Cathy instructed me not to take photographs in Accra, because people in the city would get angry or demand money. Outside, in the rural areas, they didn’t care. We proceeded down the dirt streets past Heaven’s Gate Barber and stopped at Kingdom of God Quick Kaasa Kwaami’s.  Rob left me in the truck and soon returned with a bigger duffel bag filled with cedis, the Ghanaian currency.  It was only 9:30 am and the temperature was nearly 100 degrees. He dropped us at a breakfast wagon in the middle of the market and Cathy and I shared a couple of spongy crescent rolls and a warm Coke. As we walked around waiting for Rob to return I noticed that I was becoming puffy.  My fingers looked like ten stiff, yeasty biscuits. When I left New York, it was a cold January and apparently my body hadn’t yet adjusted to the sudden change in temperature.

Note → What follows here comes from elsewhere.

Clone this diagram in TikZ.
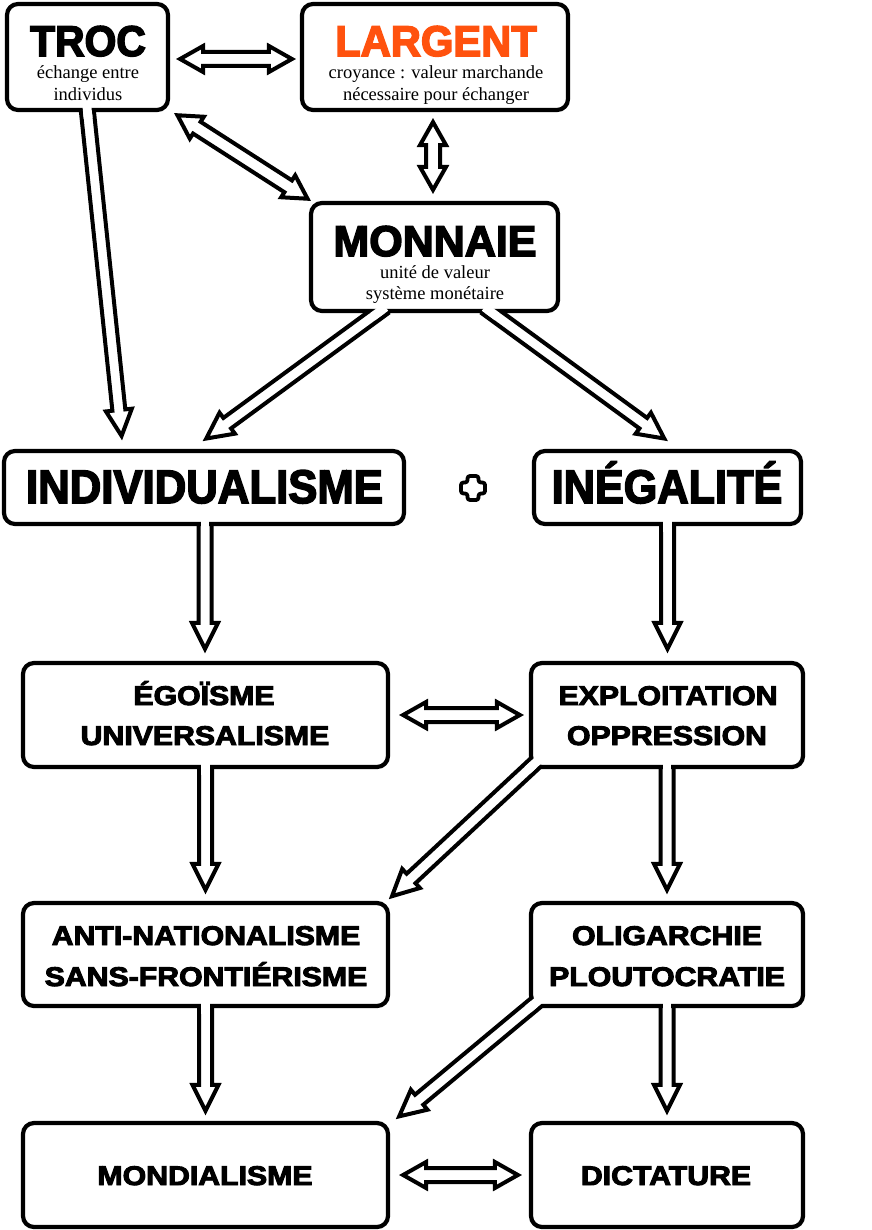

At 9am, I was brought to the Ministry of Tourism office to obtain official permission to visit the village of Kopeyia.  I climbed the stairs of a white, stucco building and entered an office where a single air conditioner throbbed in the window.  It was the only one I had seen so far, and just managed to take the edge off the heat.   In the hot room, the woman behind the desk had an impatient air. She took my passport and examined it.  Shuffling through some papers, she wrote down our names and rubber stamped something.  I waited for her to hand it back, but she shoved it all into a manila envelope and stuck it into a filing cabinet.

“Come back in three days.”

I looked around desperately at the other people in the waiting room to see if they were as aghast as I was. As an American, my passport was my safety net. I knew from the movies that at the first sign of trouble, I could hightail it to an American Embassy where, waving my passport, I would be served cold Cokes and McDonald’s.  I stumbled back out under the blazing sun where Cathy waited by a bench under a tree.  She said, “That sometimes happens.”